Why emotional intelligence is important for your child's well being

Why emotional intelligence is important for your child's well being

As a teen and young adult, I occasionally struggled with managing my emotions. My reactions to certain situations were more extreme than one would expect, and I went through a period where I chalked it up as, "This is just who I am." I never thought about the notion of emotional intelligence or that this was something I seriously lacked, though I knew I needed to figure it out eventually.

I now look back at those moments and realize, handling them were all up to me. More importantly, I know that the root of my behavior came from a lack of confidence, self-awareness and self-esteem. I was a college kid trying to survive in a world that I wasn't emotionally equipped to participate in. I'd always been a good student with a solid work ethic, but didn't have the mental capacity to go through the ups and downs of life in a healthy manner.

Parents should always be mindful of their child's emotional well-being, just as they are of the physical. When your child is hungry you feed them, sick, you help them get well, but what happens when you overlook the mental and emotional aspects that contribute to their mindset? In order to raise mentally strong children, you have to help build them up emotionally and set them up for success.

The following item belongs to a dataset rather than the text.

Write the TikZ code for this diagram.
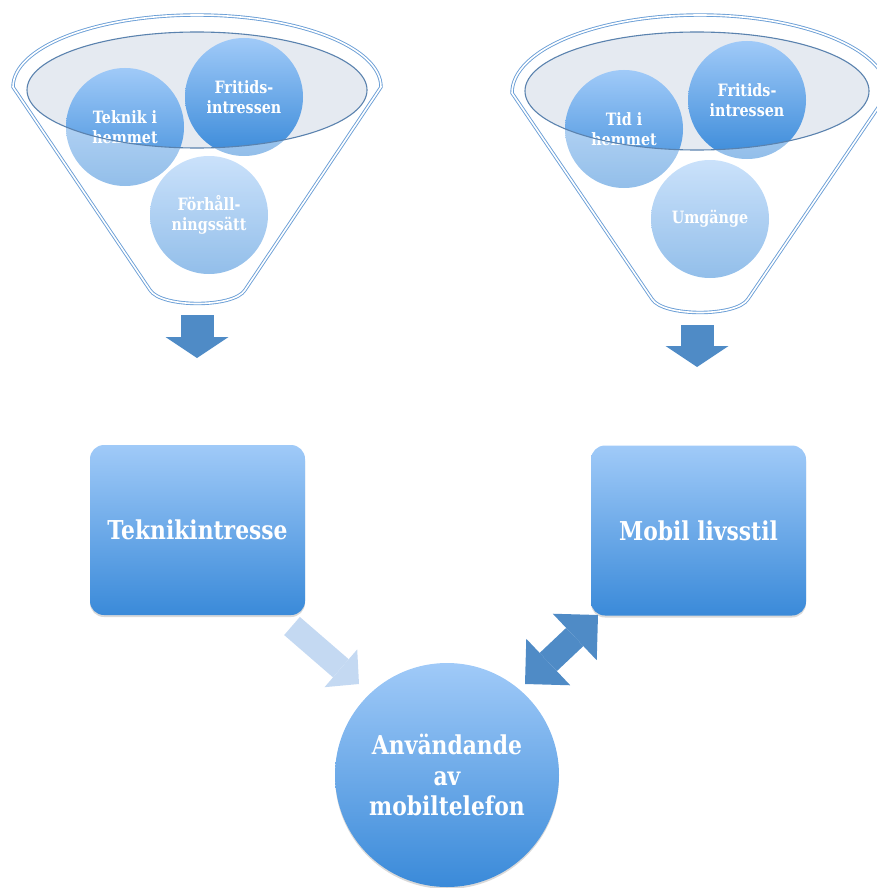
\documentclass[tikz,border=0pt]{standalone}
\usepackage{fontspec}
\setmainfont{DejaVu Serif}
\newfontfamily\slab[FakeStretch=0.84]{DejaVu Serif}
\usepackage{tikz}
\usepackage{xcolor}
\usetikzlibrary{positioning}
\usetikzlibrary{arrows.meta}
\usetikzlibrary{shadows}
\definecolor{lightblue}{HTML}{A0CAF8}
\definecolor{darkblue}{HTML}{3A8AD9}
\definecolor{arrowblue}{HTML}{4F8BC6}
\definecolor{fadeblue}{HTML}{C4D9F2}
\definecolor{rimblue}{HTML}{6A9ED6}
\definecolor{openblue}{HTML}{5A82AE}
\definecolor{opengrey}{HTML}{E5EAF1}
\tikzstyle{factor}=[circle, minimum size=118pt, inner sep=0pt, top color=lightblue, bottom color=darkblue, text=white, align=center, font=\slab\fontsize{17}{20.5}\selectfont\bfseries]
\tikzstyle{topic}=[rectangle, rounded corners=14pt, minimum width=215pt, minimum height=170pt, top color=lightblue, bottom color=darkblue, text=white, align=center, font=\slab\fontsize{26}{30.5}\selectfont\bfseries, drop shadow={opacity=0.3, shadow xshift=0pt, shadow yshift=-2pt}]
\tikzstyle{hub}=[topic, circle, sharp corners, minimum size=224pt]
\tikzstyle{veil}=[fill=white, fill opacity=0.45, even odd rule]
\tikzstyle{rim}=[draw=rimblue, line width=0.9pt, double=white, double distance=1.6pt]
\tikzstyle{opening}=[draw=openblue, line width=1.1pt]
\tikzstyle{link}=[draw=arrowblue, line width=33pt, -{Triangle[length=21pt, width=63pt, line width=0pt]}]

\begin{document}
\begin{tikzpicture}[x=1pt, y=-1pt]
    \useasboundingbox (0,0) rectangle (877,888);

    % left funnel
    \fill[opengrey] (197,90) ellipse [x radius=170pt, y radius=58pt];
    \node[factor] (teknik)  at (125,127) {Teknik i\\hemmet};
    \node[factor] (fritidL) at (244,97)  {Fritids-\\intressen};
    \node[factor] (forhall) at (209,215) {Förhåll-\\ningssätt};
    \fill[veil] (13,87) -- (150,290) .. controls (161,308) and (234,308) .. (245,290) -- (381,87)
        arc[start angle=0, end angle=180, x radius=184pt, y radius=72pt] -- cycle
        (197,90) ellipse [x radius=170pt, y radius=58pt];
    \draw[rim] (13,87) -- (150,290) .. controls (161,308) and (234,308) .. (245,290) -- (381,87)
        arc[start angle=0, end angle=180, x radius=184pt, y radius=72pt] -- cycle;
    \draw[opening] (197,90) ellipse [x radius=170pt, y radius=58pt];

    % right funnel
    \fill[opengrey] (697,91) ellipse [x radius=172pt, y radius=59pt];
    \node[factor] (tid)     at (624,129) {Tid i\\hemmet};
    \node[factor] (fritidR) at (747,100) {Fritids-\\intressen};
    \node[factor] (umgange) at (710,219) {Umgänge};
    \fill[veil] (512,93) -- (652,299) .. controls (663,317) and (737,317) .. (748,299) -- (888,93)
        arc[start angle=0, end angle=180, x radius=188pt, y radius=78pt] -- cycle
        (697,91) ellipse [x radius=172pt, y radius=59pt];
    \draw[rim] (512,93) -- (652,299) .. controls (663,317) and (737,317) .. (748,299) -- (888,93)
        arc[start angle=0, end angle=180, x radius=188pt, y radius=78pt] -- cycle;
    \draw[opening] (697,91) ellipse [x radius=172pt, y radius=59pt];

    % outcome boxes and the centre
    \node[topic] (teknikint) at (197.5,530) {Teknikintresse};
    \node[topic] (mobil)     at (698.5,530.5) {Mobil livsstil};
    \node[hub]   (anvand)    at (447,775) {Användande\\av\\mobiltelefon};

    \coordinate (outL) at (197,315);
    \coordinate (tipL) at (197,358);
    \coordinate (outR) at (697,325);
    \coordinate (tipR) at (697,367);
    \coordinate (fadeS) at (292,626);
    \coordinate (fadeE) at (359,684);
    \coordinate (dblA) at (525,684);
    \coordinate (dblB) at (598,615);

    \draw[link] (outL) -- (tipL);
    \draw[link] (outR) -- (tipR);
    \draw[link, draw=fadeblue, line width=24pt, -{Triangle[length=24pt, width=50pt, line width=0pt]}] (fadeS) -- (fadeE);
    \draw[link, line width=25pt, {Triangle[length=32pt, width=64pt, line width=0pt]}-{Triangle[length=32pt, width=64pt, line width=0pt]}] (dblA) -- (dblB);
\end{tikzpicture}
\end{document}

Amy Korin, psychotherapist and author of "13 Things Mentally Strong Parents Don't Do," recently penned an article about mistakes parents make that can destroy their children's confidence and self-esteem. I've decided to focus on ways that you can help build your child up emotionally, so they don't struggle with emotional intelligence later in life.

  • Hold Them Accountable: Allow your children to make mistakes, but make sure you're teaching them to deal with the outcome of those mistakes in a healthy manner vs. trying to protect them from the mistakes they make.
  • Embrace Their Emotions: Humans are emotional beings. We can feel happy, sad, angry and confused at any given time, and that's perfectly normal. Instead of trying to talk your children out of feeling a certain way, teach them to understand each feeling to help them learn to accept these emotions and react to them appropriately.
  • Be Solution Oriented: Problems are a part of life, they're often unavoidable. We must teach our children to find solutions and not focus heavily on the problem. I always encourage my daughter to look at ways to find a resolve vs. back at what went wrong.
  • Encourage Bravery: Children have fears just like adults. What usually helps us overcome those fears are facing them head on. Teaching your child to be brave and face obstacles will only help them become more confident in the long run.
  • Introduce Them to Reality: As parents, we often want to keep our children in a bubble to protect their innocence. But, the best thing we can do to ensure that our little people grow into emotionally strong adults, is help them understand certain realities of life. Things don't always go how we want them to. Our children should be taught to understand this at an early age.

I'm not a psychologist or professional in that arena at all, just a parent who is devoted to learning from my mistakes in order to raise an emotionally intelligent human being. My goal is to help other parents do the same. I'd love to hear any thoughts or comments you may have as well.